Tuesday, December 27, 2016

In progress without a purpose

In an interview with the Danish author and poet Søren Ulrik Thomsen in the Danish weekly newspaper Weekendavisen on the day before Christmas Eve, I read a very nice passage (in my own, most likely inadequate, translation):
I find that when you write, you do not quite know what you're doing. If you knew what you wanted to say, there was no reason to write it, as it would have been there already.
I've pretty much heard it from Thomsen before: that there is something in the poem, which is not in the poet, but when it becomes drafted in the above manner - and even followed up with:
When the book as written, you are as the author also its first reader. Then, you can spot some contexts, which were not aware existed while writing.
- it is as if something falls into place for me. Maybe it actually would be better to write something where one does not quite know what one does, instead of always trying to be in full control of the purpose of writing? Maybe thereby, one could see some of the contexts one did not know existed before things got written down?
(Translated from I færd uden formål)

Tuesday, December 06, 2016

The territory under the hat

I am what you might call a sucker for quotes, to such an extent that I happily stop to write it down if I come come across some particularly interesting.
I met two such quotations on a wall at a large company, which I had a business purpose to visit some years ago. One of them, I later discovered, can be attributed to Oliver Wendell Holmes, Sr., an American physician and author, and it sounds in its simplicity:
Man's mind, once stretched by a new idea, never regains its original dimensions.
And it immediately made me think that there is no need to think twice - it's just to get started stretching. And here the other quote - which I unfortunately have not found any source for - comes in very appropriately, as it states that
The greatest undeveloped territory in the world lies under your hat.
It is a thought I think it's worth staying with, as the country, in which I stayed when I read these two quotations, was India. Curiously, a place which is considered underdeveloped by many people; people, who perhaps have plenty of potential to stretch something under their own hats. If not, our part of the world might be lagging behind even faster than one might otherwise fear.
(Translated from Territoriet under hatten, originally published September 25th, 2010).

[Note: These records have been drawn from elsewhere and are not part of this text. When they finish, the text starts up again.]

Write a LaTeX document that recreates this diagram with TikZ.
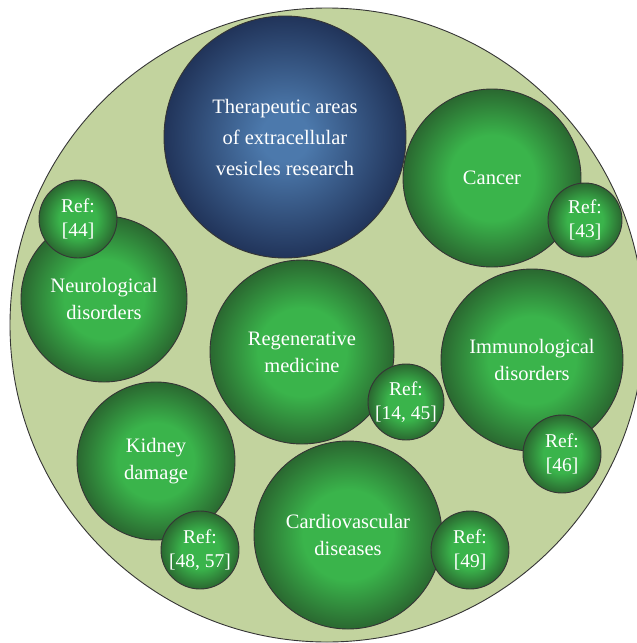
\documentclass[tikz,border=0pt]{standalone}
\usepackage{fontspec}
\setmainfont{Liberation Serif}
\definecolor{bgfill}{HTML}{C2D39E}
\definecolor{rimline}{HTML}{353535}
\definecolor{grnlight}{HTML}{3AB44B}
\definecolor{grndark}{HTML}{2A6830}
\definecolor{bluelight}{HTML}{4C79AC}
\definecolor{bluedark}{HTML}{21345A}
\pgfdeclareradialshading{greenball}{\pgfpointorigin}{color(0bp)=(grnlight); color(12bp)=(grnlight); color(25bp)=(grndark); color(50bp)=(grndark)}
\pgfdeclareradialshading{blueball}{\pgfpointorigin}{color(0bp)=(bluelight); color(5bp)=(bluelight); color(25bp)=(bluedark); color(50bp)=(bluedark)}
\tikzset{
  bubble/.style={circle, draw=rimline, line width=0.9pt, shade, shading=greenball, text=white, align=center, inner sep=-8pt, font=\fontsize{20.5}{27}\selectfont},
  refbubble/.style={bubble, minimum size=78pt, font=\fontsize{19.5}{23.5}\selectfont},
  titlebubble/.style={bubble, shading=blueball, font=\fontsize{20.5}{31}\selectfont}
}

\begin{document}
\begin{tikzpicture}[x=1pt, y=-1pt]
    \useasboundingbox (0,0) rectangle (637,643);
    \node[circle, draw=rimline, line width=0.9pt, fill=bgfill, minimum size=634pt, inner sep=0pt] (field) at (327,325) {};

    \node[titlebubble, minimum size=242pt] (therapy) at (285,137) {Therapeutic areas\\of extracellular\\vesicles research};

    \node[bubble, minimum size=178pt] (cancer) at (492,178) {Cancer};
    \node[refbubble, minimum size=74pt] (ref43) at (585,220) {Ref:\\{[43]}};

    \node[bubble, minimum size=166pt] (neuro) at (104,299) {Neurological\\disorders};
    \node[refbubble] (ref44) at (78,219) {Ref:\\{[44]}};

    \node[bubble, minimum size=184pt] (regen) at (302,352) {Regenerative\\medicine};
    \node[refbubble, minimum size=76pt] (ref1445) at (406,402) {Ref:\\{[14, 45]}};

    \node[bubble, minimum size=182pt] (immuno) at (532,360) {Immunological\\disorders};
    \node[refbubble] (ref46) at (562,454) {Ref:\\{[46]}};

    \node[bubble, minimum size=158pt] (kidney) at (156,461) {Kidney\\damage};
    \node[refbubble] (ref4857) at (200,550) {Ref:\\{[48, 57]}};

    \node[bubble, minimum size=188pt] (cardio) at (348,535) {Cardiovascular\\diseases};
    \node[refbubble] (ref49) at (470,550) {Ref:\\{[49]}};
\end{tikzpicture}
\end{document}
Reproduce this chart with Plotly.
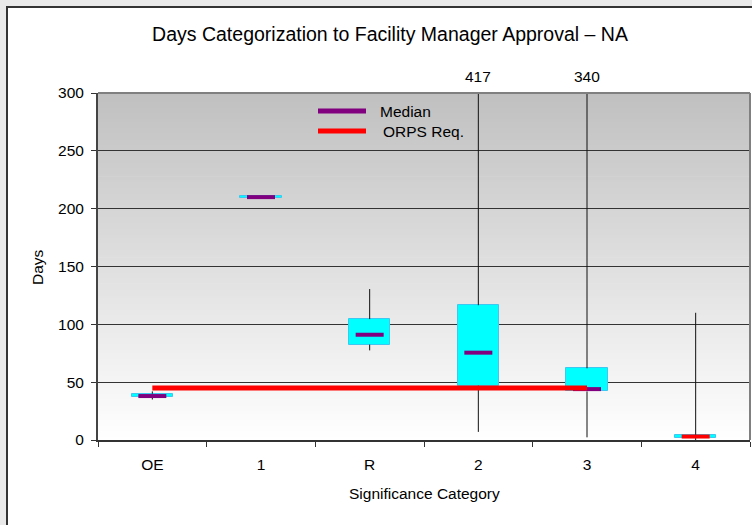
import plotly.graph_objects as go

# ---- data -------------------------------------------------------------
categories = ["OE", "1", "R", "2", "3", "4"]
low_days = [35, 209, 77.5, 7, 2.3, 0]
q1_days = [37, 209.5, 82.5, 47, 42, 1.7]
median_days = [38, 210, 91, 75.5, 44, 3]
q3_days = [40, 211, 104.5, 116.5, 62, 4]
high_days = [42, 211, 130.5, 417, 340, 110]
orps_categories = ["OE", "1", "R", "2", "3"]
orps_days = [45, 45, 45, 45, 45]
y_ticks = [0, 50, 100, 150, 200, 250, 300]

# ---- page geometry (pixels) -------------------------------------------
W, H = 752, 525
ML, MR, MT, MB = 98, 2, 93, 85
PW, PH = W - ML - MR, H - MT - MB
Y_MAX = 300


def px_x(px):
    return (px - ML) / PW


def px_y(py):
    return (H - MB - py) / PH


FONT = "Liberation Sans, Arial, sans-serif"
FS = 15.5
CYAN = "#00ffff"
PURPLE = "#800080"
RED = "#ff0000"

fig = go.Figure()

# whiskers: drawn outside the boxes only
wx, wy = [], []
for c, lo, a, b, hi in zip(categories, low_days, q1_days, q3_days, high_days):
    wx += [c, c, None, c, c, None]
    wy += [b, hi, None, lo, a, None]
fig.add_trace(go.Scatter(x=wx, y=wy, mode="lines",
                         line=dict(color="#111111", width=1),
                         showlegend=False, hoverinfo="skip"))

# boxes (q1 -> q3)
fig.add_trace(go.Bar(
    x=categories,
    y=[b - a for a, b in zip(q1_days, q3_days)],
    base=q1_days,
    width=0.38,
    marker=dict(color=CYAN, line=dict(color="#3cc8f0", width=1)),
    showlegend=False,
))

# medians
median_colors = [PURPLE] * (len(categories) - 1) + [RED]
fig.add_trace(go.Scatter(
    x=categories, y=median_days, mode="markers", name="Median",
    marker=dict(symbol="line-ew", size=20,
                line=dict(color=median_colors, width=4)),
    showlegend=False,
))

# requirement line
fig.add_trace(go.Scatter(
    x=orps_categories, y=orps_days, mode="lines", name="ORPS Req.",
    line=dict(color=RED, width=5), showlegend=False,
))

shapes = []
# white chart frame on the grey page
shapes.append(dict(type="rect", xref="paper", yref="paper",
                   x0=px_x(7), x1=px_x(820), y0=px_y(600), y1=px_y(7),
                   fillcolor="white", line=dict(color="#333333", width=2),
                   layer="below"))
# vertical grey gradient of the plot area
N = 120
top_rgb = (192, 192, 192)
bot_rgb = (255, 255, 255)
for i in range(N):
    t = (i + 0.5) / N
    col = tuple(round(bot_rgb[k] + (top_rgb[k] - bot_rgb[k]) * t) for k in range(3))
    shapes.append(dict(type="rect", xref="paper", yref="paper",
                       x0=0, x1=1, y0=i / N, y1=(i + 1) / N + 0.002,
                       fillcolor="rgb(%d,%d,%d)" % col, line=dict(width=0),
                       layer="below"))
# grey plot-area border (top and right)
shapes.append(dict(type="line", xref="paper", yref="paper", x0=0, x1=1, y0=1, y1=1,
                   line=dict(color="#808080", width=2), layer="above"))
shapes.append(dict(type="line", xref="paper", yref="paper", x0=1, x1=1, y0=0, y1=1,
                   line=dict(color="#808080", width=2), layer="above"))
# legend samples
shapes.append(dict(type="line", xref="paper", yref="paper",
                   x0=px_x(318), x1=px_x(366), y0=px_y(111), y1=px_y(111),
                   line=dict(color=PURPLE, width=5), layer="above"))
shapes.append(dict(type="line", xref="paper", yref="paper",
                   x0=px_x(318), x1=px_x(366), y0=px_y(131), y1=px_y(131),
                   line=dict(color=RED, width=5), layer="above"))

annotations = [
    dict(text="Median", xref="paper", yref="paper", x=px_x(378), y=px_y(111),
         xanchor="left", yanchor="middle", showarrow=False,
         font=dict(family=FONT, size=FS, color="black")),
    dict(text="ORPS Req.", xref="paper", yref="paper", x=px_x(381), y=px_y(131),
         xanchor="left", yanchor="middle", showarrow=False,
         font=dict(family=FONT, size=FS, color="black")),
    dict(text="Days", xref="paper", yref="paper", x=px_x(37), y=px_y(267),
         textangle=-90, xanchor="center", yanchor="middle", showarrow=False,
         font=dict(family=FONT, size=FS, color="black")),
    dict(text="Significance Category", xref="paper", yref="paper",
         x=px_x(424), y=px_y(493), xanchor="center", yanchor="middle",
         showarrow=False, font=dict(family=FONT, size=FS, color="black")),
]
# values of whiskers running off the top of the scale
for idx, hi in enumerate(high_days):
    if hi > Y_MAX:
        annotations.append(dict(text=str(hi), x=idx, xref="x", yref="paper",
                                y=px_y(76), xanchor="center", yanchor="middle",
                                showarrow=False,
                                font=dict(family=FONT, size=FS, color="black")))

fig.update_layout(
    width=W, height=H,
    margin=dict(l=ML, r=MR, t=MT, b=MB, pad=0),
    paper_bgcolor="#e9e9e9",
    plot_bgcolor="rgba(0,0,0,0)",
    font=dict(family=FONT, size=FS, color="black"),
    title=dict(text="Days Categorization to Facility Manager Approval \u2013 NA",
               x=390 / W, xanchor="center", y=1 - 34 / H, yanchor="middle",
               font=dict(family=FONT, size=19.5, color="black")),
    showlegend=False,
    bargap=0,
    shapes=shapes,
    annotations=annotations,
    xaxis=dict(type="category", categoryorder="array", categoryarray=categories,
               range=[-0.5, len(categories) - 0.5],
               tickson="boundaries", ticks="outside", ticklen=5,
               tickcolor="#333333", tickwidth=1,
               showline=True, linecolor="#333333", linewidth=2,
               showgrid=False, zeroline=False, ticklabelstandoff=9,
               tickfont=dict(family=FONT, size=FS, color="black")),
    yaxis=dict(range=[0, Y_MAX], tickvals=y_ticks, ticks="outside", ticklen=5,
               tickcolor="#333333", tickwidth=1,
               showline=True, linecolor="#444444", linewidth=2,
               showgrid=True, gridcolor="#333333", gridwidth=1,
               zeroline=False, ticklabelstandoff=4,
               tickfont=dict(family=FONT, size=FS, color="black")),
)

fig.write_html("out.html")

On the topic of knowledge and wisdom

I recently stumbled upon a quote attributed to Jimi Hendrix - but when searching, I could not really find any evidence that I had found the right source of the quote.
However, this in turn led me to a quote from the american author and doctor Oliver Wendell Holmes, Sr., who with some certainty should be the author of the following:
It is the province of knowledge to speak, and it is the privilege of wisdom to listen.
I think it is a beautiful quote - and so obviously true. If you carry knowledge, you have a good point from which to speak - but wisdom is achieved by listening (and reading, and in other ways absorbing knowledge).